Ce livre est celui d’un «polycarpe», référence à saint Polycarpe, évêque de Smyrne, qui se plaignait à Dieu du siècle dans lequel il l’avait fait naître.
Pourtant, en ce qui me concerne, tout avait bien commencé. Je suis venu au monde en cette période bénie, pacifiée, pacifique et prospère que l’on appelle les Trente Glorieuses. Né en 1957, j’ai grandi dans cette douce France, le pays cher à mon enfance où j’aimais la modernité qui s’offrait à moi. Puis est intervenu Mai 68 alors que je m’apprêtais à faire mon entrée dans un collège militaire de mon choix. Premier décalage avec l’homme moderne issu de cette révolte.
Poursuivant une carrière dans le Service de Santé des Armées, l’Histoire est venue à ma rencontre quand ont surgi les « événements » de novembre 1984 en Nouvelle-Calédonie et que j’exerçais comme médecin de brousse en plein fief FLNKS.
Ensuite, en 1986, j’ai découvert ce qu’était réellement l’Armée française comme médecin-chef dans un régiment du Génie en Alsace puis comme psychiatre officiant dans les hôpitaux militaires parisiens.

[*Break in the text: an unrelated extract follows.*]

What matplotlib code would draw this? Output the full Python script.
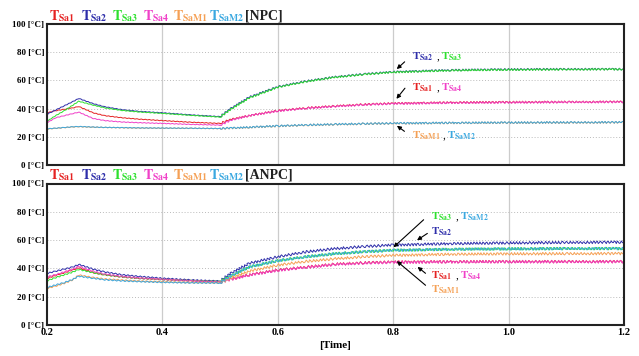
import matplotlib.pyplot as plt
import numpy as np

plt.rcParams['mathtext.fontset'] = 'stix'
plt.rcParams['font.family'] = 'Liberation Serif'

# time samples
t = [0.2, 0.215, 0.23, 0.245, 0.255, 0.28, 0.3, 0.33, 0.36, 0.4, 0.45, 0.5,
     0.52, 0.55, 0.6, 0.65, 0.7, 0.75, 0.8, 0.9, 1.0, 1.1, 1.2]

# NPC temperatures [C]
npc_sa1 = [37, 38.5, 39.5, 40.5, 41.5, 37, 35, 33.5, 32.5, 31.5, 30.3, 29.5,
           32.5, 35, 38.5, 40.5, 41.8, 43, 43.7, 44.3, 44.6, 44.7, 44.8]
npc_sa2 = [36, 39, 42, 45, 47.2, 43.5, 41.3, 39.2, 38, 37, 35.5, 34.3,
           40.5, 48, 55.5, 59.5, 62.5, 64.5, 66, 67.3, 67.8, 68, 68]
npc_sa3 = [31, 35, 38.5, 42.5, 45.2, 42.5, 40.5, 38.7, 37.6, 36.6, 35.2, 34,
           40, 47.5, 55.2, 59.3, 62.3, 64.3, 65.8, 67.1, 67.6, 67.8, 67.9]
npc_sa4 = [30, 33.5, 35, 36.5, 37.5, 33, 31.5, 30.5, 30, 29.5, 28.8, 28.3,
           32, 35, 38.3, 40.3, 41.6, 42.8, 43.5, 44.1, 44.4, 44.6, 44.7]
npc_sam1 = [25.5, 26, 26.5, 27, 27.2, 26.8, 26.6, 26.4, 26.2, 26.1, 26, 25.8,
            26.2, 26.7, 27.6, 28.3, 28.8, 29.2, 29.5, 29.8, 30, 30.1, 30.2]
npc_sam2 = [25.7, 26.1, 26.6, 27.1, 27.3, 26.9, 26.7, 26.5, 26.3, 26.2, 26.1, 25.9,
            26.3, 26.8, 27.7, 28.4, 28.9, 29.3, 29.6, 29.9, 30.1, 30.2, 30.3]

# ANPC temperatures [C]
anpc_sa1 = [33, 35, 37, 39, 40.5, 37, 35.5, 34, 33, 32.2, 31.3, 30.5,
            32.5, 35.5, 38.8, 41, 43, 44, 44.5, 44.7, 44.8, 44.8, 44.8]
anpc_sa2 = [36.5, 38, 39.5, 41, 42.8, 39.5, 37.5, 35.5, 34.3, 33, 31.8, 31,
            37, 43.5, 48.2, 51.8, 54, 55.5, 56.5, 57.5, 58, 58.3, 58.5]
anpc_sa3 = [31.3, 33.5, 35.5, 37.5, 39.3, 37, 35.5, 34, 33, 32.2, 31.3, 30.8,
            35, 41, 45.4, 48.3, 50.4, 51.8, 52.8, 53.5, 53.8, 54, 54]
anpc_sa4 = [34, 35.5, 37.5, 39.5, 41.5, 38, 36, 34.3, 33.2, 32.3, 31.2, 30.5,
            32.3, 35.3, 38.6, 40.8, 42.8, 43.8, 44.3, 44.6, 44.7, 44.7, 44.7]
anpc_sam1 = [25.9, 27.5, 29.5, 32, 35.3, 33.5, 32.5, 31.7, 31, 30.5, 30, 29.8,
             33.5, 38, 42.3, 45, 46.8, 48.3, 49.2, 50, 50.3, 50.4, 50.5]
anpc_sam2 = [26.5, 28.3, 30, 32.3, 34.5, 33, 32, 31.2, 30.7, 30.2, 29.8, 29.7,
             35, 41, 45.4, 48.3, 50.4, 51.8, 52.8, 53.5, 53.8, 54, 54]

names = ['Sa1', 'Sa2', 'Sa3', 'Sa4', 'SaM1', 'SaM2']
colors = ['#e52222', '#2e2eaa', '#2ee02e', '#f040c8', '#f5a055', '#3aa8e0']
yticks = [0, 20, 40, 60, 80, 100]
xticks = [0.2, 0.4, 0.6, 0.8, 1.0, 1.2]

W, H = 639, 356
fig = plt.figure(figsize=(W / 100, H / 100), dpi=100)


def lab(n):
    return r'$\mathbf{T}_{\mathbf{%s}}$' % n


def px2t(x):
    return 0.2 + (x - 47) / 577.5


ax1 = fig.add_axes([47 / W, 1 - 165 / H, 577 / W, 141 / H])
ax2 = fig.add_axes([47 / W, 1 - 325 / H, 577 / W, 141.5 / H])

panels = [(ax1, [npc_sa1, npc_sa2, npc_sa3, npc_sa4, npc_sam1, npc_sam2], 0.3, 0.9),
          (ax2, [anpc_sa1, anpc_sa2, anpc_sa3, anpc_sa4, anpc_sam1, anpc_sam2], 0.6, 1.3)]

tt = np.array(t)
early = tt <= 0.5
late = tt >= 0.5
for ax, series, amp0, amp1 in panels:
    for v, c in zip(series, colors):
        v = np.array(v)
        ln, = ax.plot(tt[early], v[early], color=c, lw=0.7)
        ln.set_sketch_params(scale=amp0, length=4, randomness=1)
        ln, = ax.plot(tt[late], v[late], color=c, lw=0.7)
        ln.set_sketch_params(scale=amp1, length=3.5, randomness=1.5)
    ax.set_xlim(0.2, 1.2)
    ax.set_ylim(0, 100)
    ax.set_yticks(yticks)
    ax.set_yticklabels(['%d [°C]' % y for y in yticks], fontsize=6.5, fontweight='bold')
    ax.set_xticks(xticks)
    for x in xticks[1:-1]:
        ax.axvline(x, color='#cccccc', lw=0.9, zorder=0)
    for y in yticks[1:-1]:
        ax.axhline(y, color='#bbbbbb', lw=0.7, ls=(0, (1, 2)), zorder=0)
    ax.tick_params(length=0, pad=2)
    for s in ax.spines.values():
        s.set_linewidth(1.5)
        s.set_color('#222222')

ax1.set_xticklabels([])
ax2.set_xticklabels(['%.1f' % x for x in xticks], fontsize=7.5, fontweight='bold')
ax2.set_xlabel('[Time]', fontsize=8, fontweight='bold', labelpad=3)

# colored legend rows above each panel
leg_x = [49, 81, 112, 143, 173, 209]
for yc, tag in [(16, '[NPC]'), (175, '[ANPC]')]:
    for x, n, c in zip(leg_x, names, colors):
        fig.text(x / W, 1 - yc / H, lab(n), color=c, fontsize=10, va='center')
    fig.text(245 / W, 1 - yc / H, tag, color='#222222', fontsize=10,
             fontweight='bold', va='center')

arr = dict(arrowstyle='-|>', color='black', lw=0.8, mutation_scale=6)


def note(ax, parts, x, y):
    for dx, txt, c in parts:
        ax.text(px2t(x + dx), y, txt, color=c, fontsize=8, va='center')


# NPC annotations
ax1.annotate('', xy=(px2t(395), 66.7), xytext=(px2t(407), 74.5), arrowprops=arr)
note(ax1, [(0, lab('Sa2'), colors[1]), (25, ',', 'black'), (29, lab('Sa3'), colors[2])], 412, 76.6)
ax1.annotate('', xy=(px2t(395), 45.4), xytext=(px2t(407), 56), arrowprops=arr)
note(ax1, [(0, lab('Sa1'), colors[0]), (25, ',', 'black'), (29, lab('Sa4'), colors[3])], 412, 54.6)
ax1.annotate('', xy=(px2t(395), 29), xytext=(px2t(407), 22.7), arrowprops=arr)
note(ax1, [(0, lab('SaM1'), colors[4]), (31, ',', 'black'), (35, lab('SaM2'), colors[5])], 412, 20.6)

# ANPC annotations
ax2.annotate('', xy=(px2t(391.7), 53.6), xytext=(px2t(426), 75.7), arrowprops=arr)
note(ax2, [(0, lab('Sa3'), colors[2]), (25, ',', 'black'), (29, lab('SaM2'), colors[5])], 431, 76.4)
ax2.annotate('', xy=(px2t(415), 58.8), xytext=(px2t(430), 65.8), arrowprops=arr)
note(ax2, [(0, lab('Sa2'), colors[1])], 431, 65.8)
ax2.annotate('', xy=(px2t(415.7), 42.3), xytext=(px2t(428), 35.3), arrowprops=arr)
note(ax2, [(0, lab('Sa1'), colors[0]), (25, ',', 'black'), (29, lab('Sa4'), colors[3])], 431, 34.6)
ax2.annotate('', xy=(px2t(395), 46.4), xytext=(px2t(428), 26.8), arrowprops=arr)
note(ax2, [(0, lab('SaM1'), colors[4])], 431, 24.6)

fig.savefig('out.png', dpi=100)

Grande affaire à l’époque : le service militaire et les réformes pour des raisons psychiatriques. Autre stigmate du malaise dans la conscription : 1 % des appelés incorporés tentaient de se suicider.
Depuis 2002, exerçant en ville, je sens battre le pouls de la société francilienne, recevant des gens d’âges et de milieux divers dont beaucoup se plaignent de ne plus se reconnaître dans notre époque. Comme eux, je souffre de bouffées de polycarpisme, un terme inventé par Roland Barthes pour désigner le mal qui consiste à voir son époque comme une boîte à chagrin.
Ce livre fait écho à cette part de désarroi qui prend sa source dans le fait que nous avons changé de paradigme en décidant, en 1945, de rompre avec l'Histoire (principe d’intangibilité des frontières), si bien que notre époque est contrainte d’inventer, au jour le jour, un modèle de société radicalement nouveau et qui est loin d’être aussi lumineux qu’on veut bien le dire.
Désormais les guerriers ne font plus la Loi ; ils n’écrivent plus l’Histoire. La puissance de l'argent suffit à faire tourner le monde. Le phallus, comme disent les psychanalystes, a changé de nature et de lieu : il n'est plus le glaive mais le dollar ; il a déserté la classe politique qui, jusqu'alors, était intimement liée à la fonction guerrière, pour rejoindre le monde des affaires et de la finance.
Ainsi va le monde. Mais sait-il seulement vers quels rivages il vogue ?
Le polycarpe que je suis s’interroge sur l’avenir d’un édifice qui ne repose plus que sur une seule structure, liée à la fonction productrice, quand la société historique qui nous précédait en avait trois. Il s’interroge aussi sur la standardisation qui s’exerce dans tous les domaines : en économie (globalisation, mondialisation…), au plan social (abandon du patriarcat, libéralisation des mœurs…), architectural (immeubles, gratte-ciel semblables à New York, Singapour ou Tanger) et culturel (tourisme de masse, musique, cinéma…) et qui, partout, crée une société et un citoyen universels. À la coalition des cultures, chère à Claude Lévi-Strauss, succéderait l’uniformisation, c’est-à-dire le vide, le néant.
Le polycarpe n’est pas seulement mal dans son époque, il est inquiet de l’avenir d’une société qui s’est édifiée sur une perte, celle de l’illusion d’innocence de l’humanité, et dans la fuite de l’horreur, celle de son passé et celle, immédiate, du danger d’une guerre planétaire et nucléaire.